Family wants to build artificial reef to memorialize ocean-loving son

How can one weekend hold so much joy and such a bottomless well of pain?

The first Saturday in June, Scott and Martha Harris got word that their youngest son, Ryan, a 21-year-old star pitcher on the University of Florida baseball team, was a draft pick for the Boston Red Sox.

Perhaps you can imagine their parental pride.

But can you conceive of their heartbroken devastation the next day? Their oldest son, Andrew, 26, was struck and killed by a boat while snorkeling in the Jupiter Inlet.

Friends and witnesses say the experienced diver and spearfisherman may have been trying to rescue a friend as two boats were coming into the inlet. No charges were filed in the accident.

What do you do with that kind of grief?

If you’re Scott Harris, you work obsessively on building a memorial to your lost son. An artificial reef, for a young man who loved the ocean.

“I’m doing this so I don’t have to deal with my grief all at once,” said Scott, who owns Group Insurance Solutions in Jupiter.

He’s formed the non-profit Andrew “Red” Harris Foundation, with the mission of building an underwater reef for future generations of divers.

“Our basic message is we don’t want Andrew to be forgotten,” said Scott. “We want to extend his legacy and his name will be on it.”

If all goes as planned, “Red’s Reef” will rise from the sea bottom in northern Palm Beach County waters early next summer, likely between the Jupiter Inlet and the Juno Beach pier.

He loved that ocean more than anything,” said Troy Zielasko, his former roommate at Florida State University, who lives in Boynton Beach. “He would talk for hours about how much he loved Jupiter and the ocean.

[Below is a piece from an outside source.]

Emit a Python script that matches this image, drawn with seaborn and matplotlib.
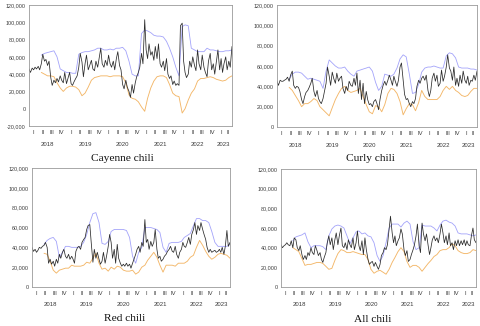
import matplotlib

matplotlib.use("Agg")

import matplotlib.pyplot as plt
import matplotlib.ticker as mticker
import numpy as np
import pandas as pd
import seaborn as sns


# semi-monthly actual prices, Jan 2018 - Jun 2023 (thousand Rp/kg)
HALF_MONTHS = pd.date_range("2018-01-01", periods=131, freq="SMS")
# monthly forecast bands, May 2018 - Jun 2023
MONTHS = pd.date_range("2018-05-01", periods=62, freq="MS")

CAYENNE_ACTUAL = [
    46, 42, 47, 45, 48, 46, 49, 45, 52, 63,
    55, 57, 50, 55, 36, 27, 33, 30, 35, 31,
    38, 33, 30, 42, 29, 35, 42, 29, 27, 31,
    35, 38, 48, 64, 54, 37, 52, 62, 45, 50,
    56, 46, 44, 55, 48, 58, 70, 52, 48, 56,
    50, 62, 52, 48, 55, 45, 58, 66, 50, 45,
    28, 23, 33, 25, 20, 13, 28, 18, 30, 37,
    42, 48, 64, 52, 103, 68, 58, 75, 62, 66,
    56, 72, 58, 75, 52, 48, 55, 44, 58, 40,
    35, 38, 28, 32, 27, 29, 27, 96, 99, 55,
    42, 36, 40, 55, 48, 60, 50, 44, 68, 52,
    45, 62, 48, 42, 37, 55, 64, 45, 52, 40,
    55, 68, 45, 58, 42, 52, 60, 45, 55, 48,
    72,
]
CAYENNE_UPPER = [
    62, 64, 65, 66, 67, 60, 46, 44, 42, 42,
    41, 41, 63, 65, 66, 66, 67, 68, 70, 70,
    68, 68, 69, 68, 70, 70, 71, 67, 55, 40,
    38, 38, 87, 91, 90, 88, 85, 84, 84, 83,
    78, 70, 60, 48, 38, 95, 97, 96, 70, 68,
    66, 66, 66, 70, 68, 68, 67, 66, 66, 67,
    67, 68,
]
CAYENNE_LOWER = [
    42, 40, 38, 38, 37, 30, 24, 20, 24, 26,
    26, 25, 22, 15, 18, 25, 33, 36, 37, 38,
    38, 38, 37, 38, 38, 38, 37, 30, 16, 12,
    11, 8, 2, -3, 12, 24, 32, 37, 38, 38,
    36, 28, 18, 15, 14, -5, 0, 10, 18, 23,
    32, 35, 35, 36, 37, 36, 34, 33, 32, 33,
    36, 38,
]

CURLY_ACTUAL = [
    45, 41, 46, 45, 45, 46, 47, 49, 45, 51,
    55, 41, 38, 40, 39, 35, 27, 23, 30, 34,
    36, 39, 43, 48, 35, 30, 36, 28, 25, 23,
    28, 35, 43, 59, 50, 41, 54, 48, 43, 53,
    45, 48, 50, 38, 33, 40, 36, 45, 41, 40,
    48, 41, 53, 33, 46, 27, 43, 23, 35, 27,
    22, 23, 20, 25, 27, 23, 17, 27, 36, 41,
    45, 41, 46, 51, 46, 41, 50, 45, 40, 46,
    59, 63, 46, 32, 27, 28, 23, 20, 25, 23,
    28, 40, 46, 43, 48, 50, 46, 51, 36, 30,
    36, 48, 53, 45, 51, 40, 43, 56, 45, 50,
    59, 71, 58, 55, 46, 59, 41, 48, 40, 51,
    43, 55, 46, 43, 50, 41, 46, 45, 51, 46,
    55,
]
CURLY_UPPER = [
    47, 52, 54, 54, 53, 50, 47, 48, 47, 46,
    45, 38, 55, 66, 63, 60, 58, 58, 59, 55,
    52, 50, 55, 56, 57, 58, 59, 55, 44, 36,
    40, 52, 51, 50, 52, 58, 67, 71, 69, 52,
    33, 34, 42, 54, 58, 59, 59, 60, 59, 58,
    58, 70, 73, 72, 68, 59, 58, 58, 58, 57,
    57, 56,
]
CURLY_LOWER = [
    39, 36, 31, 26, 20, 23, 23, 25, 28, 26,
    20, 17, 14, 11, 19, 27, 33, 38, 40, 36,
    34, 35, 36, 38, 30, 22, 15, 13, 21, 20,
    15, 22, 33, 38, 37, 33, 25, 12, 18, 23,
    22, 16, 24, 36, 30, 27, 27, 27, 27, 30,
    36, 40, 37, 40, 36, 34, 31, 30, 31, 35,
    38, 38,
]

RED_ACTUAL = [
    40, 36, 38, 35, 37, 40, 39, 41, 42, 45,
    40, 24, 28, 23, 26, 21, 28, 24, 33, 29,
    35, 38, 31, 29, 33, 28, 31, 28, 24, 36,
    40, 41, 38, 45, 48, 50, 58, 62, 63, 45,
    25, 38, 29, 35, 28, 23, 26, 35, 24, 31,
    41, 53, 45, 29, 38, 24, 43, 29, 24, 21,
    23, 21, 24, 21, 23, 19, 24, 28, 33, 38,
    41, 35, 45, 41, 68, 45, 48, 38, 46, 41,
    45, 58, 38, 29, 31, 26, 28, 31, 33, 36,
    38, 41, 36, 35, 41, 33, 29, 35, 38, 45,
    41, 40, 45, 50, 43, 53, 58, 65, 53, 62,
    57, 65, 58, 53, 48, 40, 35, 38, 35, 36,
    37, 35, 36, 38, 35, 40, 33, 41, 57, 41,
    45,
]
RED_UPPER = [
    43, 47, 49, 50, 46, 30, 35, 41, 41, 40,
    40, 40, 41, 45, 53, 65, 74, 75, 65, 44,
    43, 46, 56, 58, 58, 58, 58, 57, 50, 31,
    24, 35, 40, 60, 60, 60, 59, 58, 55, 40,
    35, 44, 45, 45, 45, 46, 50, 52, 54, 62,
    69, 69, 67, 67, 65, 56, 45, 41, 41, 41,
    41, 43,
]
RED_LOWER = [
    34, 33, 26, 17, 14, 17, 18, 19, 19, 22,
    21, 21, 21, 22, 25, 24, 29, 34, 24, 18,
    19, 16, 20, 18, 21, 20, 17, 16, 16, 17,
    13, 15, 20, 22, 27, 31, 35, 30, 22, 15,
    22, 22, 22, 21, 24, 24, 24, 26, 30, 32,
    40, 47, 42, 36, 31, 28, 30, 33, 34, 33,
    32, 29,
]

ALL_ACTUAL = [
    43, 40, 42, 43, 45, 43, 42, 47, 40, 50,
    48, 40, 37, 42, 33, 28, 32, 28, 35, 32,
    40, 35, 33, 42, 37, 32, 35, 28, 25, 30,
    35, 45, 52, 43, 50, 38, 48, 55, 43, 52,
    60, 42, 40, 45, 38, 48, 43, 40, 50, 38,
    45, 57, 42, 37, 47, 33, 50, 38, 28, 23,
    25, 26, 21, 25, 21, 18, 23, 32, 35, 40,
    38, 43, 59, 72, 55, 45, 52, 42, 47, 50,
    59, 54, 38, 32, 37, 26, 28, 33, 38, 43,
    52, 64, 42, 35, 65, 54, 47, 54, 42, 33,
    40, 48, 52, 47, 50, 45, 54, 64, 55, 45,
    52, 43, 55, 42, 45, 38, 47, 42, 48, 42,
    47, 43, 48, 42, 47, 43, 42, 52, 60, 48,
    45,
]
ALL_UPPER = [
    47, 51, 52, 53, 55, 46, 40, 42, 42, 42,
    41, 38, 52, 59, 62, 63, 62, 60, 52, 44,
    50, 56, 57, 54, 55, 52, 51, 45, 32, 26,
    32, 45, 60, 64, 64, 64, 61, 65, 67, 64,
    46, 38, 40, 63, 62, 62, 62, 60, 57, 63,
    67, 68, 66, 65, 62, 55, 54, 54, 54, 53,
    52, 53,
]
ALL_LOWER = [
    40, 38, 36, 29, 22, 23, 23, 24, 25, 25,
    24, 21, 18, 19, 27, 34, 38, 37, 35, 35,
    36, 35, 34, 33, 33, 28, 18, 14, 16, 17,
    15, 13, 18, 25, 30, 36, 40, 36, 26, 20,
    22, 22, 20, 16, 20, 24, 27, 31, 33, 37,
    38, 38, 40, 44, 42, 37, 35, 34, 34, 35,
    38, 37,
]

TITLES = ["Cayenne chili", "Curly chili", "Red chili", "All chili"]
YEARS = [2018, 2019, 2020, 2021, 2022, 2023]
QUARTER_NAMES = ["I", "II", "III", "IV"]

# layout (figure fractions) for the four panels
AXES_RECTS = [
    [0.0604, 0.6135, 0.4229, 0.3712],
    [0.5771, 0.6104, 0.4167, 0.3742],
    [0.0667, 0.1196, 0.4125, 0.3650],
    [0.5854, 0.1196, 0.4063, 0.3620],
]
TITLE_POS = [(0.254, 0.515), (0.771, 0.515), (0.259, 0.022), (0.777, 0.020)]
YEAR_OFFSET = [-13.5, -13.5, -12.5, -12.5]

X_START = pd.Timestamp("2018-01-01")
X_END = pd.Timestamp("2023-05-20")

ACTUAL_COLOR = "#2a2a2a"
UPPER_COLOR = "#a3a3fa"
LOWER_COLOR = "#f3b769"
FRAME_COLOR = "#9a9a9a"
TEXT_COLOR = "#3a3a3a"
TICK_FONT = ["Liberation Sans", "DejaVu Sans"]


def thousands(values):
    return np.array(values, dtype=float) * 1000


def style_axes(ax, ylim):
    ax.set_xlim(X_START, X_END)
    ax.set_ylim(*ylim)
    ax.yaxis.set_major_locator(mticker.MultipleLocator(20000))
    ax.yaxis.set_major_formatter(mticker.FuncFormatter(lambda v, _: f"{v:,.0f}"))
    ax.tick_params(axis="y", length=1.5, width=0.5, pad=1, labelsize=3.9,
                   colors=FRAME_COLOR, labelcolor=TEXT_COLOR)
    for label in ax.get_yticklabels():
        label.set_family(TICK_FONT)

    quarter_starts = pd.date_range("2018-01-01", "2023-06-01", freq="QS")
    month_starts = pd.date_range("2018-01-01", "2023-06-01", freq="MS")
    ax.set_xticks(quarter_starts)
    ax.set_xticks(month_starts, minor=True)
    ax.set_xticklabels([])
    ax.tick_params(axis="x", which="major", length=2.5, width=0.5, colors=FRAME_COLOR)
    ax.tick_params(axis="x", which="minor", length=1.2, width=0.4, colors=FRAME_COLOR)

    for spine in ax.spines.values():
        spine.set_visible(True)
        spine.set_color(FRAME_COLOR)
        spine.set_linewidth(0.6)
    ax.set_xlabel("")
    ax.set_ylabel("")
    ax.grid(False)


def label_quarters(ax, year_offset):
    for start in pd.date_range("2018-01-01", "2023-04-01", freq="QS"):
        end = min(start + pd.offsets.QuarterBegin(startingMonth=1), X_END)
        mid = start + (end - start) / 2
        name = QUARTER_NAMES[(start.month - 1) // 3]
        ax.annotate(name, xy=(mid, 0), xycoords=("data", "axes fraction"),
                    xytext=(0, -5), textcoords="offset points",
                    ha="center", va="center", fontsize=4.2,
                    color=TEXT_COLOR, family=TICK_FONT)
    for year in YEARS:
        start = pd.Timestamp(f"{year}-01-01")
        end = min(pd.Timestamp(f"{year + 1}-01-01"), X_END)
        mid = start + (end - start) / 2
        ax.annotate(str(year), xy=(mid, 0), xycoords=("data", "axes fraction"),
                    xytext=(0, year_offset), textcoords="offset points",
                    ha="center", va="center", fontsize=4.3,
                    color=TEXT_COLOR, family=TICK_FONT)


def plot_panel(fig, idx, actual, upper, lower, ylim):
    ax = fig.add_axes(AXES_RECTS[idx])
    sns.lineplot(x=MONTHS, y=thousands(upper), color=UPPER_COLOR,
                 linewidth=0.6, ax=ax, estimator=None, sort=False)
    sns.lineplot(x=MONTHS, y=thousands(lower), color=LOWER_COLOR,
                 linewidth=0.65, ax=ax, estimator=None, sort=False)
    sns.lineplot(x=HALF_MONTHS, y=thousands(actual), color=ACTUAL_COLOR,
                 linewidth=0.55, ax=ax, estimator=None, sort=False)
    style_axes(ax, ylim)
    label_quarters(ax, YEAR_OFFSET[idx])
    tx, ty = TITLE_POS[idx]
    fig.text(tx, ty, TITLES[idx], ha="center", va="center", fontsize=8.2,
             family=["Liberation Serif", "DejaVu Serif"], color="#111111")
    return ax


def main():
    sns.set_style("white")
    plt.rcParams["font.family"] = ["Liberation Sans", "DejaVu Sans"]

    fig = plt.figure(figsize=(4.8, 3.26), dpi=100)
    fig.patch.set_facecolor("white")

    plot_panel(fig, 0, CAYENNE_ACTUAL, CAYENNE_UPPER, CAYENNE_LOWER, (-20000, 120000))
    plot_panel(fig, 1, CURLY_ACTUAL, CURLY_UPPER, CURLY_LOWER, (0, 120000))
    plot_panel(fig, 2, RED_ACTUAL, RED_UPPER, RED_LOWER, (0, 120000))
    plot_panel(fig, 3, ALL_ACTUAL, ALL_UPPER, ALL_LOWER, (0, 120000))

    fig.savefig("out.png", dpi=100)
    plt.close(fig)


if __name__ == "__main__":
    main()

It was his ocean.”


Nobody ever called him Andrew but his parents.

It was always “Red.”

When your hair is the color of an Irish setter and you play sports, a nickname comes with the territory.

Tall and square-jawed, “Red” Harris played basketball at Jupiter High School before earning a business degree at FSU, then coming home to follow in his father’s footsteps by opening his own insurance agency.

“His dad was his best friend,” said Red’s high school friend, Stephen Vonk.

Vonk recalled his buddy’s passion for Scuba diving.

“I don’t think anyone was a water man like “Red” was. Nobody liked being underwater quite like Andrew did,” said Vonk.

Andrew’s mother, Martha, wipes her eyes when she remembers the underwater videos her son shot for her.

“I’m a nervous diver,” she said, “so I got Andrew a GoPro (video camera) for Christmas. That way, I could dive the reefs vicariously through his videos. I loved his videos.”

Red’s Reef will be the second memorial reef in Palm Beach County and one of more than 60 in Palm Beach County waters.

Working with Palm Beach County’s Environment Resources Management, family and friends of Palm Beach Central High School student Danny McCauley, a passionate diver and fisherman, scuttled a 110-foot tugboat in his honor north of the Lake Worth Inlet last year.

Scott Harris would like the reef to grow in length through the years, as the foundation buys and sinks vessels as well as clean concrete debris, an idea aligned with ERM’s mission.

“If you can do something like a ship, then a pile of rock, maybe a barge, then concrete debris in alignment, you can swim from place to place along the way for a mile or so,” said Carmen Vare, environmental supervisor at ERM. “We have permits already from the state and the feds. We can streamline what Scott wants to do within our permitted sites.”

Vare says he’s enthusiastic about the Harris family’s proposal. ERM will even fund up to 75 percent of the cost, as long as the material and location meet state and federal regulations.

“If someone can come up with $10,000 or 25 percent of cost of project, whichever is greater, we’ll pay the rest,” said Vare.

A derelict vessel can cost $30,000 or more, he said.

The Harris Foundation has already raised about $50,000 with a variety of fundraisers scheduled this month and next, with more planned in the months ahead.

Scott Harris’ goal is to sink the first part of Red’s Reef on June 8, the anniversary of his son’s death.

Martha Harris says there’s no better memorial for Andrew.

“The water was what he lived for,” she said softly. “Boating, fishing, diving, those are all the things he loved.”